Without the pictures, print the lines running from the beginning of the material to the line containing "1500, 1750, 2000];", both ends included.
=== Information shown ===
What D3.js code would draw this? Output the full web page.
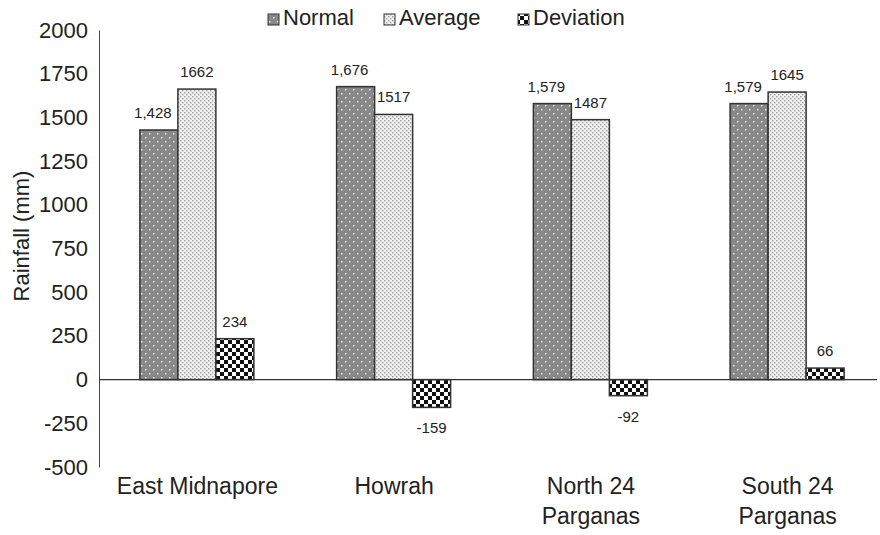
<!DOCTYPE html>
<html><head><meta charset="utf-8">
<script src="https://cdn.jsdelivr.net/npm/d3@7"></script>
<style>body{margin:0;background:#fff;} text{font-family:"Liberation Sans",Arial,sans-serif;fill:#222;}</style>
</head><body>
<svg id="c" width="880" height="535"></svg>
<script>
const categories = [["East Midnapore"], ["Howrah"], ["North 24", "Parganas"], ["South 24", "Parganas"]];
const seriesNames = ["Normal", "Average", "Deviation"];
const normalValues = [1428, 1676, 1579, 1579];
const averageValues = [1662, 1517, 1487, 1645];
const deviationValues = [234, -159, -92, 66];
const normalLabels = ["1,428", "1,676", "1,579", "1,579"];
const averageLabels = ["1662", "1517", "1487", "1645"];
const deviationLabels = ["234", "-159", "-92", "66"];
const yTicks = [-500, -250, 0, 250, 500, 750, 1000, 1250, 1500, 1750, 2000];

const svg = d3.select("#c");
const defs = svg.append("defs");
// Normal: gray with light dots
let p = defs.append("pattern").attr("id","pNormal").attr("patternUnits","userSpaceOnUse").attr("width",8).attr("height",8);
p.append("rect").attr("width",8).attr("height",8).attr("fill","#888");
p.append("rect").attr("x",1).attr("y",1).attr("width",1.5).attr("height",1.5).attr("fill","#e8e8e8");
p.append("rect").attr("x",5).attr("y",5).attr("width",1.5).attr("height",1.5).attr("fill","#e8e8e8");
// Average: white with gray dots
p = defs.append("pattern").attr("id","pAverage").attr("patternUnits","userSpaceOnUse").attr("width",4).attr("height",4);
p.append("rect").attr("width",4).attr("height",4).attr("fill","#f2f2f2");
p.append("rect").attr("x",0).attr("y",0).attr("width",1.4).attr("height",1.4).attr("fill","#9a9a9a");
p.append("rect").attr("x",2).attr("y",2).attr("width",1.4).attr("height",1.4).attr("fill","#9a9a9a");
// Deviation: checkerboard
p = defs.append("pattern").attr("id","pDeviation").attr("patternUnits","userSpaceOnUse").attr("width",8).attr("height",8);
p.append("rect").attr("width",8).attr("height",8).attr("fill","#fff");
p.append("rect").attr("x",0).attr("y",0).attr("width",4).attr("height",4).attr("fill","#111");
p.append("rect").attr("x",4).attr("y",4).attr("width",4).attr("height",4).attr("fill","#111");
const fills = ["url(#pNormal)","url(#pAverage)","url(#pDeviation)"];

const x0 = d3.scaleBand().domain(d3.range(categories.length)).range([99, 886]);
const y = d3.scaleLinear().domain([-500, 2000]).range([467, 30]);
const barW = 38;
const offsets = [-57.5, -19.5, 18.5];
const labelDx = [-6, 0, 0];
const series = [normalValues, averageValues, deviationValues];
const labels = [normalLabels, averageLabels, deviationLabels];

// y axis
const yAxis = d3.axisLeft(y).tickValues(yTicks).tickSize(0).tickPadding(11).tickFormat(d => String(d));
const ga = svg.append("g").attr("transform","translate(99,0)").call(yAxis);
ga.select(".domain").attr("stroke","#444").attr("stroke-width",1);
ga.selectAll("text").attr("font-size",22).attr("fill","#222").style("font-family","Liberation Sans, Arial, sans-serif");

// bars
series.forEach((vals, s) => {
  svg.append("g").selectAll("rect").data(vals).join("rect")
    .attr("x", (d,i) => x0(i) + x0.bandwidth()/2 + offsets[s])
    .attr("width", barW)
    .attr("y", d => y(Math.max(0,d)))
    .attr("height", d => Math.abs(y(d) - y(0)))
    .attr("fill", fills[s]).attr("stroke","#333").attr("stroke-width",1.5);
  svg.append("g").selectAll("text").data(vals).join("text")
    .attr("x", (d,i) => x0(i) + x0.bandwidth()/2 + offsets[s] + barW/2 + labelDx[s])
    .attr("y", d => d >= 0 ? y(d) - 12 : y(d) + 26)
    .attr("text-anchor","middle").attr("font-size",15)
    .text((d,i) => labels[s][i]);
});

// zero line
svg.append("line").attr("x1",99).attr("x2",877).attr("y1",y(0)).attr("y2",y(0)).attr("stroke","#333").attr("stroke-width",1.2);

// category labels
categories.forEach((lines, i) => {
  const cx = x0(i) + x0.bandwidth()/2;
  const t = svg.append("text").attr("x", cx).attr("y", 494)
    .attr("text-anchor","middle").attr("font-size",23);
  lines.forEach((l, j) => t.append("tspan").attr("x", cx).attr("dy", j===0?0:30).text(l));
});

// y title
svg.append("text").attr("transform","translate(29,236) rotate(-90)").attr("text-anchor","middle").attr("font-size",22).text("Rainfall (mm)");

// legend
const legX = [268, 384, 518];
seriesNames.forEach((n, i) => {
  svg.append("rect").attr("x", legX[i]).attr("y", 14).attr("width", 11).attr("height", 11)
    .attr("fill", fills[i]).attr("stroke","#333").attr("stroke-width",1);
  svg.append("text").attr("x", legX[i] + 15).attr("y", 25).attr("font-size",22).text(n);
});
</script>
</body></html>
===
Correct output:
What D3.js code would draw this? Output the full web page.
<!DOCTYPE html>
<html><head><meta charset="utf-8">
<script src="https://cdn.jsdelivr.net/npm/d3@7"></script>
<style>body{margin:0;background:#fff;} text{font-family:"Liberation Sans",Arial,sans-serif;fill:#222;}</style>
</head><body>
<svg id="c" width="880" height="535"></svg>
<script>
const categories = [["East Midnapore"], ["Howrah"], ["North 24", "Parganas"], ["South 24", "Parganas"]];
const seriesNames = ["Normal", "Average", "Deviation"];
const normalValues = [1428, 1676, 1579, 1579];
const averageValues = [1662, 1517, 1487, 1645];
const deviationValues = [234, -159, -92, 66];
const normalLabels = ["1,428", "1,676", "1,579", "1,579"];
const averageLabels = ["1662", "1517", "1487", "1645"];
const deviationLabels = ["234", "-159", "-92", "66"];
const yTicks = [-500, -250, 0, 250, 500, 750, 1000, 1250, 1500, 1750, 2000];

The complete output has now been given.